Софья Андреевна, придавленная горем, была непривычно молчалива и не плакала. Сдержанно выражала печаль и семья Толстых, которую сплотила смерть отца. Противоречия перед лицом общего горя стушевались, страсти вокруг завещания улеглись. Отчетливо проявились лучшие родовые черты. Исключение составлял приехавший на похороны из Парижа Лев Львович, дважды выступивший в прессе с объяснениями причин ухода отца из Ясной Поляны (другие Толстые старались не касаться этого слишком больного, кровоточащего вопроса). Сначала он опубликовал письмо, опровергая «грязные и несправедливые догадки», что Толстой будто бы уехал из-за разных семейных неприятностей и алчности наследников, противопоставив им высшие мотивы: «Я думаю, что Львом Николаевичем тут руководила исключительно религиозная идея: одиночество в Боге. Пусть мир меня осудит, пусть будет горе жены и детей, но я „должен“ спасти душу до конца, уяснить себе мою сущность в последние дни моей жизни. Вот главная и единственная причина поступка, и никаких других тут нет и не может быть».
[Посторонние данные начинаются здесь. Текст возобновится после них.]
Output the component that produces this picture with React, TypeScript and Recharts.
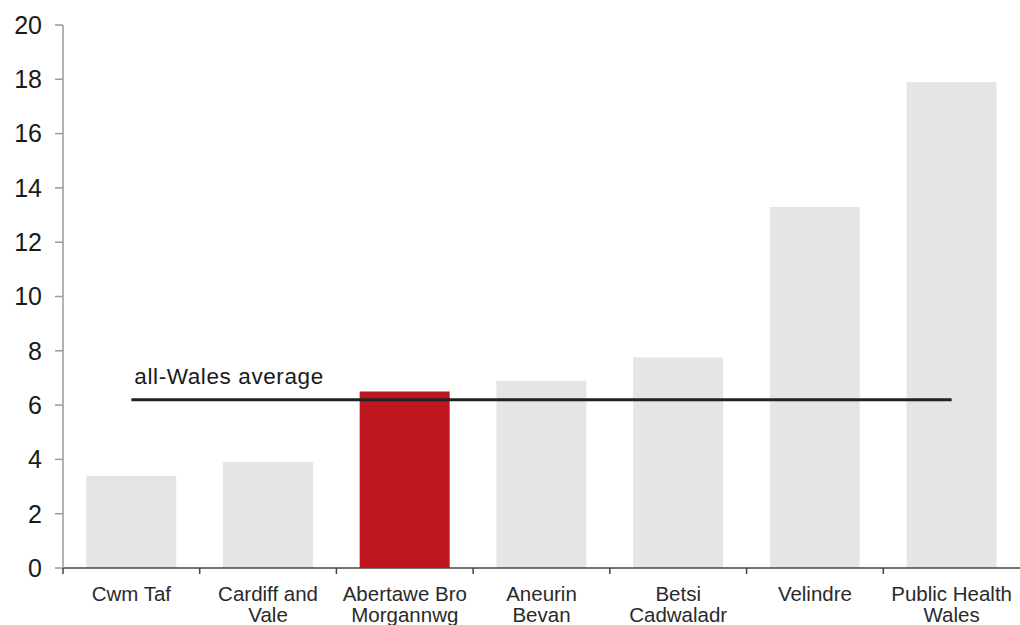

Вряд ли это письмо понравилось другим членам семьи, но и с возражениями никто не выступил, да и трудно было оспаривать сформулированные в самом общем виде догадки. Но другое письмо, опубликованное под названием «Кто виновник?» 16 ноября в газете «Новое время», вызвало протесты Ильи Львовича, Сергея Львовича и Татьяны Львовны. Виновником, как легко догадаться, оказался Владимир Григорьевич Чертков, на которого одного возлагает Лев Львович ответственность за «преждевременную смерть» отца. В этом удивительно бестактном и истеричном письме он называет Черткова не только злейшим врагом Толстого, но и врагом «всего русского образованного общества и всего цивилизованного мира». Неудивительно, что Толстые сочли необходимым откреститься от мнения брата, хотя их отношение к Черткову в последний год изменилось к худшему, чему способствовали история с завещанием и ряд некорректных выражений, допущенных другом Толстого в нервных и горячих объяснениях с Софьей Андреевной (графиня вела себя грубо, вызывающе, оскорбительно, и всё же «идолу» ради хотя бы спокойствия Льва Николаевича следовало сдержаться). Илья Львович счел необходимым заявить, что «узкое и пристрастное толкование значения Черткова умаляет величие памяти моего отца». Сергей Львович выразил глубокое огорчение письмом Льва Львовича и брезгливо добавил, что не возражает ему только потому, что считает полемику с ним о влиянии Черткова на Льва Толстого «недопустимой». Удовлетворена печатным выступлением была, видимо, одна Софья Андреевна, связанная с сыном и общей виной, которую они не могли не сознавать в глубине души. Это вырвалось в письме Льва Львовича матери от 15 февраля 1911 года, но как-то приглушенно и жалко (он, как и мать, раскаиваться и исповедоваться не умел, отличаясь в этом отношении от других членов семьи): «Как странно, что папа нет. Чем дальше, тем это скорбнее. Как жутко, что так теперь стало принято думать, что мы уморили его, мы, любившие и любящие его больше всех остальных. Конечно, мы вели себя не идеально. Но кто же святой? И потом, разве не виноваты те, кто заставил его страдать, окончательно восстановив нас?» И чем больше терзали сына муки совести, тем темпераментнее он уверял мать, что она ни в чем не виновата и иначе не могла себя вести. И всячески пытался убедить ее (и себя) в том, что «уход и смерть отца послужили не торжеству его взглядов, а подтверждением их слабости и односторонней узости».
Уход Толстого не мог быть только «семейным делом» или актом, инспирированным злонамеренной волей Черткова, но он, конечно, больно затронул всех членов большой и разнородной семьи, как — и в не меньшей степени — Черткова и ближайших последователей писателя. В семье, пожалуй, одна Александра Львовна восприняла поступок отца одобрительно, что понятно, она изо всех сил подталкивала его к такому шагу и принимала в осуществлении ухода самое деятельное участие. Свое удовлетворение высказали и толстовцы. Чертков, узнав об уходе, писал Толстому с подъемом, рисуя ему перспективы новой и свободной жизни: «Не могу высказать вам словами, какою для меня радостью было известие о том, что вы ушли. Всем существом сознаю, что вам надо было так поступить и что продолжение вашей жизни в Ясной, при сложившихся условиях, было бы с вашей стороны нехорошо. И я верю тому, что вы достаточно долго откладывали, боясь сделать это „для себя“, для того, чтобы на этот раз в вашем основном побуждении не было личного эгоизма. А то, что вы по временам неизбежно будете сознавать, что вам в вашей новой обстановке и лично гораздо покойнее, приятнее и легче — это не должно вас смущать. Без душевной передышки жить невозможно». Чертков не предполагал, что Толстого будет только одно смущать — преследование страшно запугавшей его в последние месяцы Софьи Андреевны: в душевной передышке он нуждался больше всего. И Чертков, помимо разных других соображений, радовался тому, что он эту передышку, наконец, получит.